Breast clinic referral

Hello I went to the doctors on Wednesday because my boob had dimpleed in the doctor examined me and she found 2 lumps in my breast and one in my arm pit I'm waiting for an appointment to the breast cancer screening I'm 27 and no family history but I'm absolutely terrified I've got 2 young boys and all I can think about is not being here for them! I just hate waiting I really just want to no if it is or if it isn't and if it is what can be done. 

  • Hi, I am kind of in the same situation as you. I have a little dimple on my breast and I found a lump under my arm. I had a malignant melanoma mole removed from my hand when I was in my 20s (I'm in my.40s now) I saw the doctor last friday and he took some bloods and said he was going to refer me for an ultrasound. 

     

    I'm a little freaked out. I know it could be nothing but I can't help worrying what if it is something. I don't want to tell my family and maybe cause them unnecessary worry but I feel I'm going a little crazy googling things on the internet. 

     

    Do they always send you for scans and take bloods if theres a lump. Is that just normal procedure? 

  • I think it's normal but it's very worrying I worrying my self sick I have my fingers crossed for you xxx

  • Hi

    I'm in the same boat as you, I've been getting pain in my left armpit and around the same the breast, I've had an enlarged lymph node in my neck to,  I went to the gp who referred me on the 2 week pathway and my appointment is the 2nd December. I'm a mum to 6 the youngest being just 6months old, all my health issues started after the birth of my youngest and I'm absolutely terrified its going to be cancer. I haven't told anyone whats going on, not even my husband as I don't want to worry anyone, I thought i would wait and see what the outcome is and then if I need to tell people I will, I don't want to worry everyone unnecessarily. I have a family history of cancer which is putting me more on edge, my mum recently got diagnosed with bowel cancer just before the first lockdown, and my auntie (mothers sister) had breast cancer, my mind is in overdrive. I've also been experiencing a sore throat, ear pain and chest discomfort which is making me fear the worse and jump to the worst case of it being breast cancer which has spread to my lungs/neck/throat. I'm so worried and keep thinking of how young and small my kids are, and how they still need me. I've been trying to remain positive but sometimes when the house is quiet and the kids are busy the dark thoughts creep in and I'm consumed by fear and what ifs. My appointment seems a lifetime away when in reality its little over a week, but that week is going to be the longest wait I've had to go through. I no exactly how your feeling and what your going through. Have you recieved your appointment through yet?

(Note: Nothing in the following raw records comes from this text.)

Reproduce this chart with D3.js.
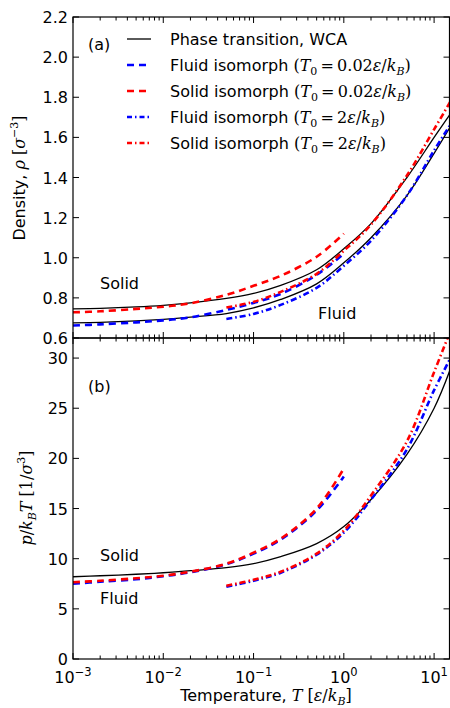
<!DOCTYPE html>
<html>
<head>
<meta charset="utf-8">
<script src="https://cdn.jsdelivr.net/npm/d3@7"></script>
<style>
body { margin: 0; background: #fff; }
text { font-family: "DejaVu Sans", sans-serif; fill: #000; }
.m { font-family: "DejaVu Serif", serif; font-style: italic; }
.r { font-family: "DejaVu Serif", serif; font-style: normal; }
</style>
</head>
<body>
<script>
// temperatures (eps/kB)
var T_all = [0.001, 0.002, 0.005, 0.01, 0.02, 0.05, 0.1, 0.2, 0.5, 1, 2, 5, 10, 15];
var T_low = [0.001, 0.002, 0.005, 0.01, 0.02, 0.05, 0.1, 0.2, 0.5, 1];
var T_high = [0.05, 0.1, 0.2, 0.5, 1, 2, 5, 10, 15];

// panel (a) density
var rho_solid = [0.745, 0.748, 0.755, 0.763, 0.775, 0.797, 0.822, 0.862, 0.94, 1.045, 1.17, 1.4, 1.6, 1.715];
var rho_fluid = [0.675, 0.678, 0.685, 0.693, 0.704, 0.722, 0.75, 0.792, 0.87, 0.975, 1.1, 1.31, 1.52, 1.65];
var rho_fluidIso002 = [0.662, 0.668, 0.678, 0.688, 0.703, 0.74, 0.775, 0.82, 0.915, 1.02];
var rho_solidIso002 = [0.728, 0.733, 0.745, 0.756, 0.773, 0.815, 0.86, 0.91, 1.005, 1.12];
var rho_fluidIso2 = [0.695, 0.72, 0.765, 0.85, 0.96, 1.085, 1.31, 1.535, 1.66];
var rho_solidIso2 = [0.752, 0.78, 0.83, 0.92, 1.035, 1.165, 1.41, 1.64, 1.775];

// panel (b) p/kBT
var p_coex = [8.2, 8.3, 8.45, 8.6, 8.8, 9.1, 9.5, 10.2, 11.5, 13.2, 15.9, 20.4, 25.0, 28.8];
var p_fluidIso002 = [7.5, 7.7, 7.95, 8.25, 8.65, 9.45, 10.5, 11.9, 14.8, 18.2];
var p_solidIso002 = [7.65, 7.8, 8.05, 8.3, 8.7, 9.5, 10.6, 12.0, 15.0, 19.0];
var p_fluidIso2 = [7.2, 7.8, 8.6, 10.4, 12.6, 15.9, 20.9, 26.8, 29.9];
var p_solidIso2 = [7.3, 7.9, 8.7, 10.5, 12.8, 16.3, 21.7, 28.6, 32.6];

var rhoTicks = [0.6, 0.8, 1.0, 1.2, 1.4, 1.6, 1.8, 2.0, 2.2];
var pTicks = [0, 5, 10, 15, 20, 25, 30];
var xTicks = [1e-3, 1e-2, 1e-1, 1e0, 1e1];

var W = 450, H = 708;
var FS = 16;
var svg = d3.select("body").append("svg").attr("width", W).attr("height", H);

var x = d3.scaleLog().domain([1e-3, 15]).range([73, 450]);
var yA = d3.scaleLinear().domain([0.6, 2.2]).range([338, 17]);
var yB = d3.scaleLinear().domain([0, 32]).range([659, 338]);

var blue = "#0000ff", red = "#ff0000";
var dash = "7,5", dashdot = "6,3,1.5,3";

var defs = svg.append("defs");
defs.append("clipPath").attr("id", "clipA").append("rect")
    .attr("x", 73).attr("y", 17).attr("width", 377).attr("height", 321);
defs.append("clipPath").attr("id", "clipB").append("rect")
    .attr("x", 73).attr("y", 338).attr("width", 377).attr("height", 321);

function drawLine(g, ys, Ts, vals, color, width, dasharray) {
    var pts = Ts.map(function(t, i) { return [t, vals[i]]; });
    var line = d3.line()
        .x(function(d) { return x(d[0]); })
        .y(function(d) { return ys(d[1]); })
        .curve(d3.curveCatmullRom.alpha(0.5));
    g.append("path")
        .attr("d", line(pts))
        .attr("fill", "none")
        .attr("stroke", color)
        .attr("stroke-width", width)
        .attr("stroke-dasharray", dasharray);
}

// minor ticks for log axis
var minor = [];
for (var k = -3; k <= 1; k++) {
    for (var m = 2; m <= 9; m++) {
        var v = m * Math.pow(10, k);
        if (v <= 15) minor.push(v);
    }
}

function xTicksOn(y0, dir) {
    // dir = -1 for ticks pointing up, +1 pointing down
    xTicks.forEach(function(t) {
        svg.append("line").attr("x1", x(t)).attr("x2", x(t))
            .attr("y1", y0).attr("y2", y0 + dir * 6)
            .attr("stroke", "#000").attr("stroke-width", 1);
    });
    minor.forEach(function(t) {
        svg.append("line").attr("x1", x(t)).attr("x2", x(t))
            .attr("y1", y0).attr("y2", y0 + dir * 3.5)
            .attr("stroke", "#000").attr("stroke-width", 1);
    });
}

function yTicksOn(ys, ticks, fmt) {
    ticks.forEach(function(t) {
        svg.append("line").attr("x1", 73).attr("x2", 79)
            .attr("y1", ys(t)).attr("y2", ys(t))
            .attr("stroke", "#000").attr("stroke-width", 1);
        svg.append("line").attr("x1", 449.5).attr("x2", 443.5)
            .attr("y1", ys(t)).attr("y2", ys(t))
            .attr("stroke", "#000").attr("stroke-width", 1);
        svg.append("text").attr("x", 68).attr("y", ys(t) + 6)
            .attr("text-anchor", "end").attr("font-size", FS)
            .text(fmt(t));
    });
}

// ---------- panel (a) ----------
var gA = svg.append("g").attr("clip-path", "url(#clipA)");
drawLine(gA, yA, T_all, rho_solid, "#000", 1.3, null);
drawLine(gA, yA, T_all, rho_fluid, "#000", 1.3, null);
drawLine(gA, yA, T_low, rho_fluidIso002, blue, 2.6, dash);
drawLine(gA, yA, T_low, rho_solidIso002, red, 2.6, dash);
drawLine(gA, yA, T_high, rho_fluidIso2, blue, 2.6, dashdot);
drawLine(gA, yA, T_high, rho_solidIso2, red, 2.6, dashdot);

// ---------- panel (b) ----------
var gB = svg.append("g").attr("clip-path", "url(#clipB)");
drawLine(gB, yB, T_all, p_coex, "#000", 1.3, null);
drawLine(gB, yB, T_low, p_fluidIso002, blue, 2.6, dash);
drawLine(gB, yB, T_low, p_solidIso002, red, 2.6, dash);
drawLine(gB, yB, T_high, p_fluidIso2, blue, 2.6, dashdot);
drawLine(gB, yB, T_high, p_solidIso2, red, 2.6, dashdot);

// frames
[[17, 338], [338, 659]].forEach(function(p) {
    svg.append("rect").attr("x", 73).attr("y", p[0])
        .attr("width", 376.5).attr("height", p[1] - p[0])
        .attr("fill", "none").attr("stroke", "#000").attr("stroke-width", 1.2);
});

xTicksOn(17, 1);
xTicksOn(338, -1);
xTicksOn(338, 1);
xTicksOn(659, -1);

yTicksOn(yA, rhoTicks, d3.format(".1f"));
yTicksOn(yB, pTicks, d3.format("d"));

// x tick labels
xTicks.forEach(function(t) {
    var e = Math.round(Math.log10(t));
    var tx = svg.append("text").attr("x", x(t)).attr("y", 683)
        .attr("text-anchor", "middle").attr("font-size", FS);
    tx.append("tspan").text("10");
    tx.append("tspan").attr("dy", -7).attr("font-size", 11.5)
        .text(e < 0 ? "\u2212" + (-e) : String(e));
});

// x axis label
var xl = svg.append("text").attr("x", 266).attr("y", 701)
    .attr("text-anchor", "middle").attr("font-size", FS);
xl.append("tspan").text("Temperature, ");
xl.append("tspan").attr("class", "m").text("T");
xl.append("tspan").attr("class", "r").text(" [");
xl.append("tspan").attr("class", "m").text("\u03b5");
xl.append("tspan").attr("class", "r").text("/");
xl.append("tspan").attr("class", "m").text("k");
xl.append("tspan").attr("class", "m").attr("dy", 4).attr("font-size", 11).text("B");
xl.append("tspan").attr("class", "r").attr("dy", -4).text("]");

// y label (a)
var ya = svg.append("text").attr("transform", "translate(25,178) rotate(-90)")
    .attr("text-anchor", "middle").attr("font-size", FS);
ya.append("tspan").text("Density, ");
ya.append("tspan").attr("class", "m").text("\u03c1");
ya.append("tspan").attr("class", "r").text(" [");
ya.append("tspan").attr("class", "m").text("\u03c3");
ya.append("tspan").attr("class", "r").attr("dy", -7).attr("font-size", 11).text("\u22123");
ya.append("tspan").attr("class", "r").attr("dy", 7).text("]");

// y label (b)
var yb = svg.append("text").attr("transform", "translate(32,498) rotate(-90)")
    .attr("text-anchor", "middle").attr("font-size", FS);
yb.append("tspan").attr("class", "m").text("p");
yb.append("tspan").attr("class", "r").text("/");
yb.append("tspan").attr("class", "m").text("k");
yb.append("tspan").attr("class", "m").attr("dy", 4).attr("font-size", 11).text("B");
yb.append("tspan").attr("class", "m").attr("dy", -4).text("T");
yb.append("tspan").attr("class", "r").text(" [1/");
yb.append("tspan").attr("class", "m").text("\u03c3");
yb.append("tspan").attr("class", "r").attr("dy", -7).attr("font-size", 11).text("3");
yb.append("tspan").attr("class", "r").attr("dy", 7).text("]");

// panel labels and phase labels
svg.append("text").attr("x", 88).attr("y", 50).attr("font-size", FS).text("(a)");
svg.append("text").attr("x", 88).attr("y", 392).attr("font-size", FS).text("(b)");
svg.append("text").attr("x", 100).attr("y", 289).attr("font-size", FS).text("Solid");
svg.append("text").attr("x", 318).attr("y", 319).attr("font-size", FS).text("Fluid");
svg.append("text").attr("x", 100).attr("y", 561).attr("font-size", FS).text("Solid");
svg.append("text").attr("x", 100).attr("y", 604).attr("font-size", FS).text("Fluid");

// legend
var legend = [
    { name: "Phase transition, WCA", color: "#000", w: 1.3, dash: null, t0: null },
    { name: "Fluid isomorph ", color: blue, w: 2.6, dash: dash, t0: "0.02" },
    { name: "Solid isomorph ", color: red, w: 2.6, dash: dash, t0: "0.02" },
    { name: "Fluid isomorph ", color: blue, w: 2.6, dash: dashdot, t0: "2" },
    { name: "Solid isomorph ", color: red, w: 2.6, dash: dashdot, t0: "2" }
];
legend.forEach(function(d, i) {
    var yy = 39 + i * 26;
    svg.append("line").attr("x1", 127).attr("x2", 151).attr("y1", yy).attr("y2", yy)
        .attr("stroke", d.color).attr("stroke-width", d.w)
        .attr("stroke-dasharray", d.dash ? (d.dash === dash ? "7,5" : "5,3,1.5,3") : null);
    var t = svg.append("text").attr("x", 170).attr("y", yy + 6).attr("font-size", FS);
    t.append("tspan").text(d.name);
    if (d.t0) {
        t.append("tspan").attr("class", "r").text("(");
        t.append("tspan").attr("class", "m").text("T");
        t.append("tspan").attr("class", "r").attr("dy", 4).attr("font-size", 11).text("0");
        t.append("tspan").attr("class", "r").attr("dy", -4).text("\u2009=\u2009" + d.t0);
        t.append("tspan").attr("class", "m").text("\u03b5");
        t.append("tspan").attr("class", "r").text("/");
        t.append("tspan").attr("class", "m").text("k");
        t.append("tspan").attr("class", "m").attr("dy", 4).attr("font-size", 11).text("B");
        t.append("tspan").attr("class", "r").attr("dy", -4).text(")");
    }
});
</script>
</body>
</html>
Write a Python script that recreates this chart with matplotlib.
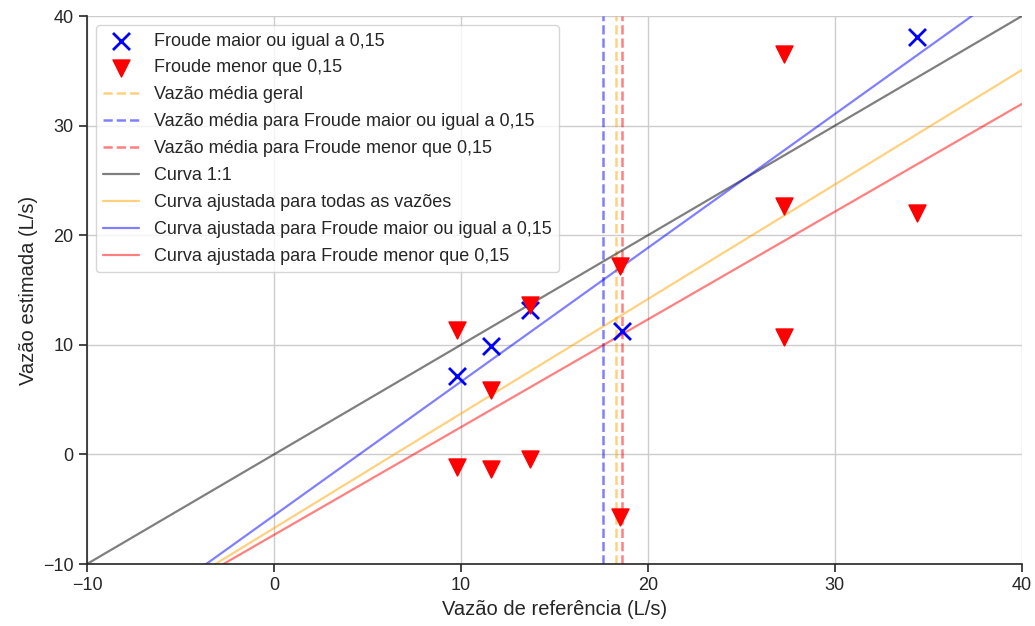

  • It's a very scary thing I've been feeling pain in other places but don't no if it's just because my minds going over time over thinking things! I hope all goes okay for you thinking of you. I've not had my appointment yet I hate the waiting game Xxx

  • Hello, 

     

    I'm in a very similar postion 26 with a lump in my armpit and breast waiting for my appointment. 

     

    My minds in total over drive. Some days I'm like it will be nothing then other days I've convinced myself it's the worst. I have a young daughter and just keep thinking of her it's awful.

     

    I hope you get your appointment soon and wish you all the best. 

  • I no it's an awful feeling isn't it I'm the exact same I just keep thinking of my children xxx 

  • Hope you get the all clear xxxx

  • Hi just wondering if you got your appointment yet. 

    I had mine on Friday and after a breast exam, 2 mammograms, an ultra sound and a fine needle test, they decided they needed to do a biopsy. I'm now having to wait on those results which I'm even more anxious about as I had hoped the one appointment would have cleared everything up and I'd be told it was nothjng to worry about. 

    Fingers crossed everything is OK with you.